Written problem >>
Omit every picture, and retype the lines that run from the beginning of the data below through the line containing "import plotly.graph_objects as go", inclusive.

-- begin Data section --

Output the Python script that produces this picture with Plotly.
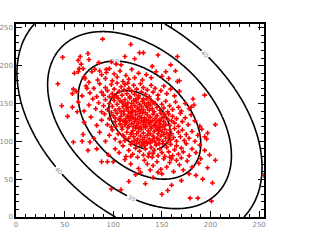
import numpy as np
import plotly.graph_objects as go

# Scatter samples (x, y)
points = [
    # low outskirts
    (179,25),(187,25),(201,21),(150,30),(156,35),(98,37),(108,36),(202,45),(255,55),(205,75),(197,65),
    # right outskirts
    (205,122),(197,111),(194,106),(194,161),(182,156),(180,145),
    # top outskirts
    (146,214),(166,212),(159,201),(164,193),(154,192),(168,180),(166,179),(89,235),(118,228),(127,217),
    (131,217),(122,209),(103,202),(108,201),(93,195),(93,191),
    # upper-left outskirts
    (74,216),(66,212),(48,211),(75,208),(64,207),(67,202),(65,196),(69,196),(64,192),(60,190),(81,195),
    (86,193),(71,183),(75,178),(73,170),(59,169),(58,163),(43,176),(47,147),(63,139),
    # lower-left outskirts
    (53,133),(59,99),(69,109),(68,100),(76,99),(83,90),(88,73),(74,88),(94,73),(100,73),
    # y 38-58
    (141,52),(170,48),(123,56),(185,55),(160,42),(133,44),(178,57),(150,57),(116,47),(192,50),
    # y 58-78
    (118,70),(126,64),(132,75),(138,62),(141,68),(145,73),(149,63),(152,77),(155,66),(158,72),(162,60),
    (165,75),(168,69),(172,62),(176,74),(181,66),(188,71),(128,59),(146,59),(160,77),(135,70),(190,77),
    (112,76),(170,78),
    # y 78-98
    (95,82),(102,90),(106,85),(110,94),(113,80),(116,88),(118,96),(120,83),(123,91),(125,79),(127,87),
    (129,95),(131,82),(133,90),(135,97),(137,84),(139,92),(140,79),(142,88),(144,95),(146,81),(148,90),
    (150,85),(151,97),(153,80),(155,92),(157,86),(159,96),(161,81),(163,89),(165,94),(167,83),(170,91),
    (172,86),(175,97),(178,81),(181,90),(185,85),(189,95),(194,88),(199,82),(147,97),(136,80),(124,97),
    (158,79),(141,84),(132,94),(118,80),
    # y 98-118
    (80,104),(86,112),(92,100),(96,108),(99,115),(102,103),(105,110),(107,99),(109,116),(111,106),(112,101),
    (114,112),(115,118),(116,104),(118,109),(119,99),(120,114),(121,106),(122,101),(123,117),(124,110),
    (125,103),(126,113),(127,99),(128,107),(129,116),(130,102),(131,111),(132,105),(133,118),(134,100),
    (135,108),(136,114),(137,103),(138,110),(139,117),(140,101),(141,107),(142,113),(143,99),(144,116),
    (145,104),(146,110),(147,102),(148,118),(149,107),(150,113),(151,100),(152,109),(153,116),(154,104),
    (155,111),(156,99),(157,107),(158,115),(159,102),(160,110),(162,105),(163,117),(165,100),(167,112),
    (169,106),(171,115),(173,101),(175,109),(178,104),(181,113),(184,100),(187,108),(191,116),(196,103),
    (126,118),(131,98),(142,104),(119,111),(147,114),(138,98),(110,108),
    # y 118-138
    (70,125),(77,132),(83,121),(88,128),(91,136),(94,122),(96,130),(98,119),(100,134),(102,126),(103,120),
    (104,137),(106,129),(107,123),(108,133),(109,119),(110,127),(111,136),(112,122),(113,130),(114,125),
    (115,134),(116,120),(117,128),(118,137),(119,123),(120,131),(121,119),(122,126),(123,135),(124,121),
    (125,129),(126,124),(127,133),(128,119),(129,127),(130,137),(131,122),(132,131),(133,125),(134,120),
    (135,135),(136,128),(137,123),(138,132),(139,119),(140,127),(141,136),(142,121),(143,130),(144,125),
    (145,134),(146,119),(147,128),(148,123),(149,137),(150,131),(151,120),(152,126),(153,133),(154,122),
    (156,129),(157,136),(158,121),(160,127),(161,133),(163,124),(165,130),(167,120),(169,137),(171,126),
    (174,131),(177,122),(180,135),(184,127),(189,120),(127,137),(119,133),(134,128),(112,126),(143,121),
    (129,131),(107,128),(152,136),(138,125),(123,129),(116,132),(148,127),(131,126),(102,131),
    # y 138-158
    (58,145),(64,152),(70,140),(75,148),(79,156),(82,143),(85,151),(88,139),(90,147),(92,155),(94,142),
    (96,150),(98,138),(99,146),(101,154),(102,141),(104,149),(105,157),(106,143),(108,139),(109,152),
    (110,146),(111,140),(112,155),(113,148),(114,143),(115,151),(116,139),(117,157),(118,145),(119,150),
    (120,141),(121,154),(122,147),(123,139),(124,152),(125,144),(126,157),(127,149),(128,140),(129,146),
    (130,153),(131,142),(132,150),(133,138),(134,156),(135,145),(136,151),(137,141),(138,148),(139,154),
    (140,143),(142,139),(143,150),(145,145),(146,156),(148,141),(150,149),(152,144),(154,153),(156,139),
    (158,147),(161,142),(164,152),(167,145),(170,140),(174,150),(178,143),(183,148),(111,149),(119,138),
    (126,142),(134,147),(107,153),(131,156),(141,151),(115,145),(123,155),
    # y 158-178
    (62,166),(68,160),(72,173),(76,164),(80,170),(83,159),(86,176),(88,165),(90,161),(92,171),(94,167),
    (96,159),(98,175),(99,163),(101,169),(103,160),(104,177),(106,166),(108,172),(109,161),(111,168),
    (112,175),(114,163),(116,170),(117,159),(119,166),(121,174),(122,162),(124,169),(126,160),(128,176),
    (129,165),(131,171),(133,162),(135,168),(137,159),(139,174),(141,165),(143,170),(146,161),(149,167),
    (152,173),(155,163),(159,169),(163,160),(168,166),(100,158),(115,177),
    # y 178-198
    (70,185),(78,192),(84,181),(88,188),(92,183),(96,196),(99,180),(101,189),(104,185),(107,193),(110,179),
    (113,187),(116,182),(119,195),(122,184),(126,190),(130,181),(134,188),(139,184),(144,192),(150,186),
    (157,183),
    # y 198-218
    (98,205),(112,212),(85,204),(140,199),
]
x_values = [p[0] for p in points]
y_values = [p[1] for p in points]

# Contour surface parameters (bivariate normal, labelled in units of 10 per sigma)
center_x, center_y = 127.0, 128.0
sigma_x, sigma_y = 31.5, 39.0
rho = -0.4
contour_levels = [10, 20, 30, 40]

gx = np.linspace(0, 255, 256)
gy = np.linspace(0, 255, 256)
GX, GY = np.meshgrid(gx, gy)
u = (GX - center_x) / sigma_x
v = (GY - center_y) / sigma_y
Z = 10 * np.sqrt((u**2 - 2 * rho * u * v + v**2) / (1 - rho**2))

fig = go.Figure()
fig.add_trace(go.Scatter(
    x=x_values, y=y_values, mode="markers",
    marker=dict(symbol="cross", size=4, color="#ff0000", line=dict(width=0)),
    showlegend=False,
))
fig.add_trace(go.Contour(
    x=gx, y=gy, z=Z,
    contours=dict(start=contour_levels[0], end=contour_levels[-1], size=10,
                  coloring="lines", showlabels=True,
                  labelfont=dict(size=6, color="#888888", family="DejaVu Sans")),
    colorscale=[[0, "black"], [1, "black"]],
    line=dict(width=1.6, color="black"),
    showscale=False, hoverinfo="skip",
))

axis_common = dict(
    range=[0, 255], showgrid=False, zeroline=False, automargin=False,
    showline=True, linecolor="black", linewidth=1.5, mirror="ticks",
    ticks="inside", ticklen=6, tickcolor="black", tickwidth=1,
    dtick=50, tick0=0,
    minor=dict(ticks="inside", ticklen=3, dtick=10, tickcolor="black", tickwidth=1),
    tickfont=dict(size=7, color="#888888", family="DejaVu Sans"),
)
fig.update_xaxes(**axis_common)
fig.update_yaxes(**axis_common)

fig.update_layout(
    width=311, height=249,
    margin=dict(l=16, r=47, t=24, b=32),
    plot_bgcolor="white", paper_bgcolor="white",
    showlegend=False,
)
fig.write_html("out.html", config={"displayModeBar": False},
               post_script="document.body.style.margin='0';")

-- end Data section --

Output of the task >>
Output the Python script that produces this picture with Plotly.
import numpy as np
import plotly.graph_objects as go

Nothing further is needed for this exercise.